===== INPUT

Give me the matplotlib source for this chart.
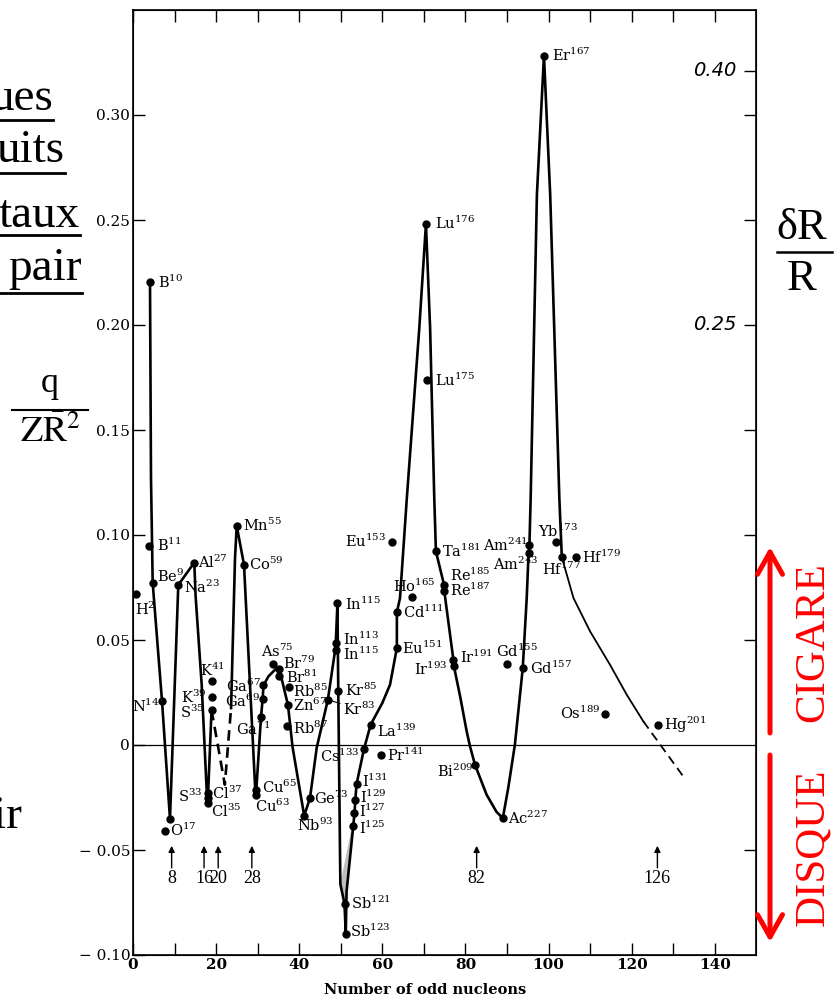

==========
===== INPUT

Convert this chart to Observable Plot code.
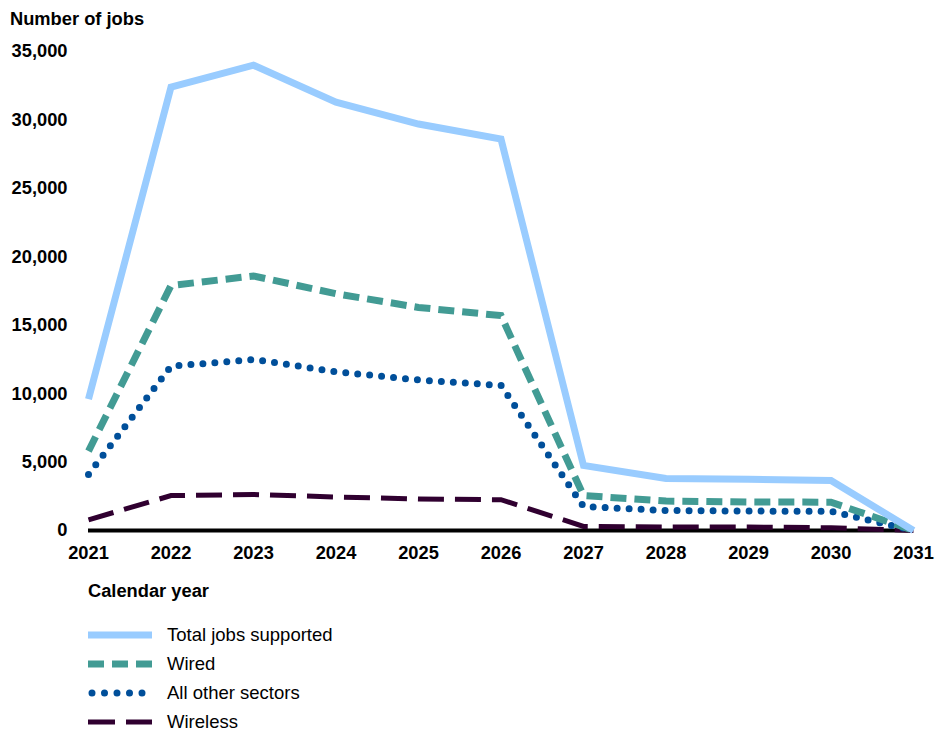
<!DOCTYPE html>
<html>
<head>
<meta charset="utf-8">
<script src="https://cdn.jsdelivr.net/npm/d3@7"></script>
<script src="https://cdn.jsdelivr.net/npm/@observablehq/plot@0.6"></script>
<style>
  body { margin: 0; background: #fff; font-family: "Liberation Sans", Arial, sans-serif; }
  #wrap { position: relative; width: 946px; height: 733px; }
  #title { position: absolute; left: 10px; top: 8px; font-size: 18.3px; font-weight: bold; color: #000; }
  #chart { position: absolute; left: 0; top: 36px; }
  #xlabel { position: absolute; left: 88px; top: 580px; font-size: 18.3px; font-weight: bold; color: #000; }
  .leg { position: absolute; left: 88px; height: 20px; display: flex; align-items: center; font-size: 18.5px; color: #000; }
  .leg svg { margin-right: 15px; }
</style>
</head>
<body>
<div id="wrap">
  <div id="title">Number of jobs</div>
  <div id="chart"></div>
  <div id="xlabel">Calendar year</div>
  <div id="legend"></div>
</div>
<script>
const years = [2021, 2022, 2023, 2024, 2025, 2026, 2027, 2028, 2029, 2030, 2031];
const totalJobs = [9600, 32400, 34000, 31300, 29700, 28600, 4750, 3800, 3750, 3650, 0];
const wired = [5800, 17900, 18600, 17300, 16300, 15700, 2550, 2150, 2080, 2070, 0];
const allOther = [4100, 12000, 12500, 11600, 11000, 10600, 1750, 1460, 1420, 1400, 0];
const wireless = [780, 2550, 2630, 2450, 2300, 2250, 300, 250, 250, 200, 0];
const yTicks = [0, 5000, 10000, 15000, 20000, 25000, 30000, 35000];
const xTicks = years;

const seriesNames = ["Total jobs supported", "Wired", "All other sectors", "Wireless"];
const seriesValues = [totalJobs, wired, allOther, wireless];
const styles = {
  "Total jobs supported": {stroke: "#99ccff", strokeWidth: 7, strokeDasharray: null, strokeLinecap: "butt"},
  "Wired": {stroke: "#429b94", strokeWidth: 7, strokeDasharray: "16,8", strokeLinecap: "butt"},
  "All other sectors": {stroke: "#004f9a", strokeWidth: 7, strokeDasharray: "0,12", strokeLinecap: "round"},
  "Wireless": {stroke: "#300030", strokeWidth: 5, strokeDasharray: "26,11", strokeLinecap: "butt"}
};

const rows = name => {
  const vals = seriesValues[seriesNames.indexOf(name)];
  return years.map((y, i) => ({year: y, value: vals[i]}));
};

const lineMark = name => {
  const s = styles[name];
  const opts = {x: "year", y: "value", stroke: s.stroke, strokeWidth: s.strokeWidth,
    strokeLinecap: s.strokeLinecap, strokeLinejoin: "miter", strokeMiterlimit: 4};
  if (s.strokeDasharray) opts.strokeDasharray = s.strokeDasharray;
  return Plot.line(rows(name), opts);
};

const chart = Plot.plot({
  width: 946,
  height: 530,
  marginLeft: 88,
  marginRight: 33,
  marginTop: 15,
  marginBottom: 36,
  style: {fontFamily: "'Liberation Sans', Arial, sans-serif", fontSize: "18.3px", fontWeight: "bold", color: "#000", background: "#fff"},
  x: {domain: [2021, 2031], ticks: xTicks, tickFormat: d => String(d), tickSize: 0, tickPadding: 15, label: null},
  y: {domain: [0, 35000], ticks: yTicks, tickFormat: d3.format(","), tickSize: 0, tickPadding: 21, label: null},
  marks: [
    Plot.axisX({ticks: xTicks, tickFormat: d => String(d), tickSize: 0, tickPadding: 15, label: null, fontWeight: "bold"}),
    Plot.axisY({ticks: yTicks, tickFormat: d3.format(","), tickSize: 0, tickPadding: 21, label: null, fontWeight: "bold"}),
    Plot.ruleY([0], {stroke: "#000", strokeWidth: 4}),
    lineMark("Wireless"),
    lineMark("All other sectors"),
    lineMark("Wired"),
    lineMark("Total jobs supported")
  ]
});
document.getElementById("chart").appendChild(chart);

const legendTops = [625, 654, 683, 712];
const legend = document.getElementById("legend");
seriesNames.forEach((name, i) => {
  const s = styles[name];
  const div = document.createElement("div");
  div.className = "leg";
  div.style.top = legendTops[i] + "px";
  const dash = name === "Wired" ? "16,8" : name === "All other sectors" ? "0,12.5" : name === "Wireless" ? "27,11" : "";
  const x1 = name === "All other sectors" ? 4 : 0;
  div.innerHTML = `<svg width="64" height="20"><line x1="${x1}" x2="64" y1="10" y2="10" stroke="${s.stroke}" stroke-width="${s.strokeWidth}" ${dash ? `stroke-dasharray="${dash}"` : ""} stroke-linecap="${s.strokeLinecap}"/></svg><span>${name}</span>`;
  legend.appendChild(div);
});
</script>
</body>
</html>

==========

| EXERCISE DESCRIPTION |
From the entries above, copy every line containing the word "chart".

| RESPONSE |
Give me the matplotlib source for this chart.
Convert this chart to Observable Plot code.
  #chart { position: absolute; left: 0; top: 36px; }
  <div id="chart"></div>
const chart = Plot.plot({
document.getElementById("chart").appendChild(chart);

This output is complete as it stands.